The fix is a cassette expiry policy — either re-record on a schedule or use VCR.configure { |c| c.default_cassette_options = { re_record_interval: 30.days } }. Or better yet, for critical integrations, run periodic tests against the real API in a staging environment.
The Ice Cream Cone#
You know the testing pyramid: many unit tests, fewer integration tests, even fewer E2E tests. Most codebases I’ve worked in have the inverse — an ice cream cone. A thin layer of unit tests (often just the happy path), a handful of integration tests someone wrote once, and a massive E2E suite that takes 40 minutes and fails randomly because Selenium couldn’t find a button.
The pyramid isn’t just about cost. It’s about feedback speed and signal quality. A failing unit test tells you exactly what broke. A failing E2E test tells you something is broken somewhere, maybe, unless it’s a flaky test, which it probably is. (I covered the pyramid in more detail in The Full Test Suite if you want the Rails-specific version.)

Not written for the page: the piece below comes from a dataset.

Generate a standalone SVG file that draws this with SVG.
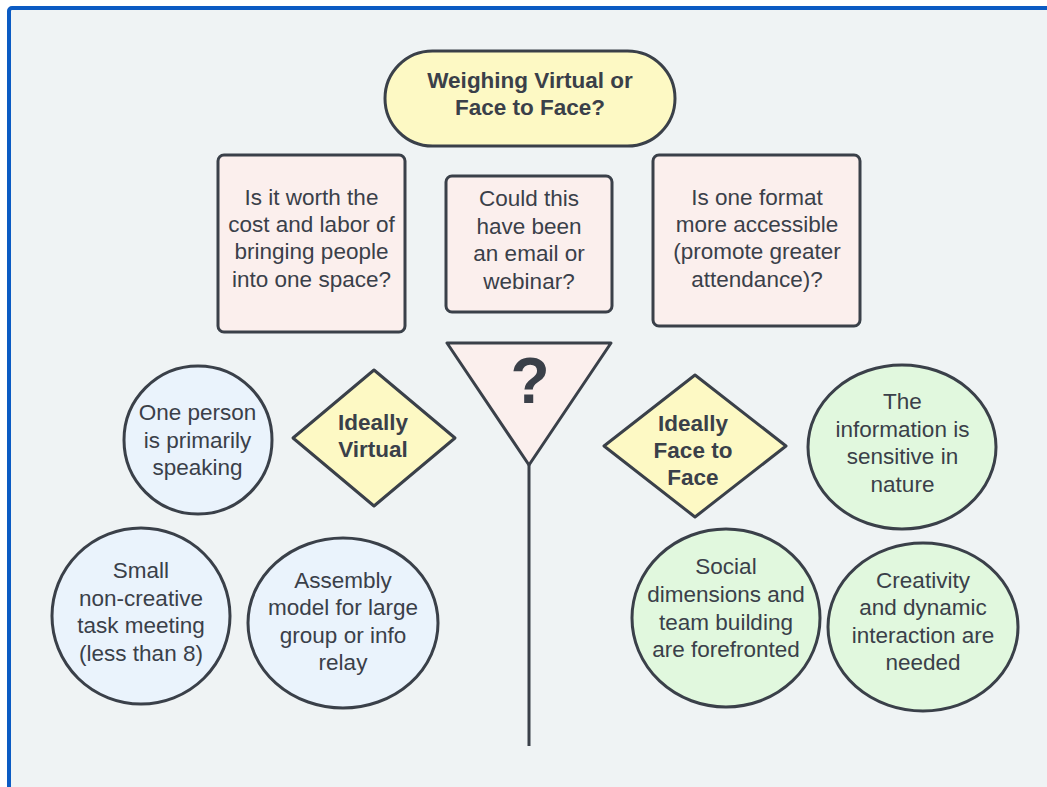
<svg xmlns="http://www.w3.org/2000/svg" width="1047" height="787" viewBox="0 0 1047 787">
<style>
  .shape { stroke: #3a4049; stroke-width: 3; stroke-linejoin: round; }
  .t { font-family: "Liberation Sans", Arial, sans-serif; font-size: 22.5px; fill: #3a4049; text-anchor: middle; }
  .b { font-weight: bold; }
  .yellow { fill: #fdf9c4; }
  .pink { fill: #fbefed; }
  .blue { fill: #eaf3fc; }
  .green { fill: #e1f8de; }
</style>
<rect x="0" y="0" width="1047" height="787" fill="#ffffff"/>
<rect x="9" y="8" width="1100" height="900" rx="3" fill="#eff3f4" stroke="#0b5bc3" stroke-width="4"/>

<g id="connectors">
  <line x1="529" y1="465" x2="529" y2="746" stroke="#3a4049" stroke-width="3"/>
</g>

<g id="title">
  <rect class="shape yellow" x="385" y="51" width="290" height="95" rx="47.5"/>
  <text class="t b" x="530" y="88">Weighing Virtual or</text>
  <text class="t b" x="530" y="115">Face to Face?</text>
</g>

<g id="q-cost">
  <rect class="shape pink" x="218" y="155" width="187" height="177" rx="6"/>
  <text class="t" x="311.5" y="205">Is it worth the</text>
  <text class="t" x="311.5" y="232">cost and labor of</text>
  <text class="t" x="311.5" y="259">bringing people</text>
  <text class="t" x="311.5" y="287">into one space?</text>
</g>

<g id="q-email">
  <rect class="shape pink" x="446" y="176" width="166" height="136" rx="6"/>
  <text class="t" x="529" y="206">Could this</text>
  <text class="t" x="529" y="234">have been</text>
  <text class="t" x="529" y="261">an email or</text>
  <text class="t" x="529" y="289">webinar?</text>
</g>

<g id="q-access">
  <rect class="shape pink" x="653" y="155" width="207" height="171" rx="6"/>
  <text class="t" x="757" y="205">Is one format</text>
  <text class="t" x="757" y="232">more accessible</text>
  <text class="t" x="757" y="259">(promote greater</text>
  <text class="t" x="757" y="287">attendance)?</text>
</g>

<g id="question">
  <polygon class="shape pink" points="447,343 611,343 529,465"/>
  <text class="t b" x="530" y="403" style="font-size:64px">?</text>
</g>

<g id="ideally-virtual">
  <polygon class="shape yellow" points="374,370 455,438 374,506 293,438"/>
  <text class="t b" x="373" y="430">Ideally</text>
  <text class="t b" x="373" y="457">Virtual</text>
</g>

<g id="ideally-face">
  <polygon class="shape yellow" points="695,375 786,446 695,517 604,446"/>
  <text class="t b" x="693" y="431">Ideally</text>
  <text class="t b" x="693" y="458">Face to</text>
  <text class="t b" x="693" y="485">Face</text>
</g>

<g id="one-person">
  <ellipse class="shape blue" cx="198" cy="440" rx="74" ry="74"/>
  <text class="t" x="197.5" y="420">One person</text>
  <text class="t" x="197.5" y="448">is primarily</text>
  <text class="t" x="197.5" y="475">speaking</text>
</g>

<g id="small-meeting">
  <ellipse class="shape blue" cx="141" cy="616" rx="89" ry="88"/>
  <text class="t" x="141" y="578">Small</text>
  <text class="t" x="141" y="606">non-creative</text>
  <text class="t" x="141" y="633">task meeting</text>
  <text class="t" x="141" y="661">(less than 8)</text>
</g>

<g id="assembly">
  <ellipse class="shape blue" cx="343" cy="623" rx="95" ry="85"/>
  <text class="t" x="343" y="588">Assembly</text>
  <text class="t" x="343" y="615">model for large</text>
  <text class="t" x="343" y="643">group or info</text>
  <text class="t" x="343" y="670">relay</text>
</g>

<g id="sensitive">
  <ellipse class="shape green" cx="902" cy="447" rx="94" ry="82"/>
  <text class="t" x="902.5" y="409">The</text>
  <text class="t" x="902.5" y="437">information is</text>
  <text class="t" x="902.5" y="464">sensitive in</text>
  <text class="t" x="902.5" y="492">nature</text>
</g>

<g id="social">
  <ellipse class="shape green" cx="726" cy="618" rx="94" ry="89"/>
  <text class="t" x="726" y="574">Social</text>
  <text class="t" x="726" y="602">dimensions and</text>
  <text class="t" x="726" y="630">team building</text>
  <text class="t" x="726" y="657">are forefronted</text>
</g>

<g id="creativity">
  <ellipse class="shape green" cx="923" cy="627" rx="95" ry="84"/>
  <text class="t" x="923" y="588">Creativity</text>
  <text class="t" x="923" y="615">and dynamic</text>
  <text class="t" x="923" y="643">interaction are</text>
  <text class="t" x="923" y="670">needed</text>
</g>
</svg>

The irony is that most teams have their mocks in the wrong place and their test distribution inverted. They mock the things they own (hiding integration bugs) and write E2E tests to compensate (slow, flaky, expensive). Flip both: don’t mock what you own, and invest in integration tests that run against real dependencies.
The Missing Middle#
There’s a tool that addresses the core problem — the contract between services drifting without anyone noticing — and it’s criminally underused. Pact is a contract testing framework. Instead of mocking an API’s response, you define a contract: “I expect this endpoint to return this shape.” The provider independently verifies that it honors the contract.
If the provider changes a field name from userName to username, the contract test fails on the provider’s side before anything deploys. No stale mocks. No cassettes from 2024. No 2 AM Slack messages.
It’s not a replacement for integration tests — it’s the verification layer that makes your mocks honest. You can mock the API in your consumer tests and know that the mock reflects reality, because the contract is tested on both sides.
The Honest Mock#
I’m not anti-mock. Mocks are essential for fast, focused tests. But every mock is a lie you’re choosing to believe, and the question isn’t whether to mock — it’s whether your lies are up to date.
Mock what you don’t own. Test what you do own against the real thing (or as close as you can get). Expire your recordings. Check your cleanup. And if you can, add contract tests for the boundaries that matter most.
Your tests are only as honest as your mocks are current. Right now, somewhere in your test suite, a mock is returning a response shape that hasn’t existed in production for three months. It’s passing. It’s green. And it’s lying to your face.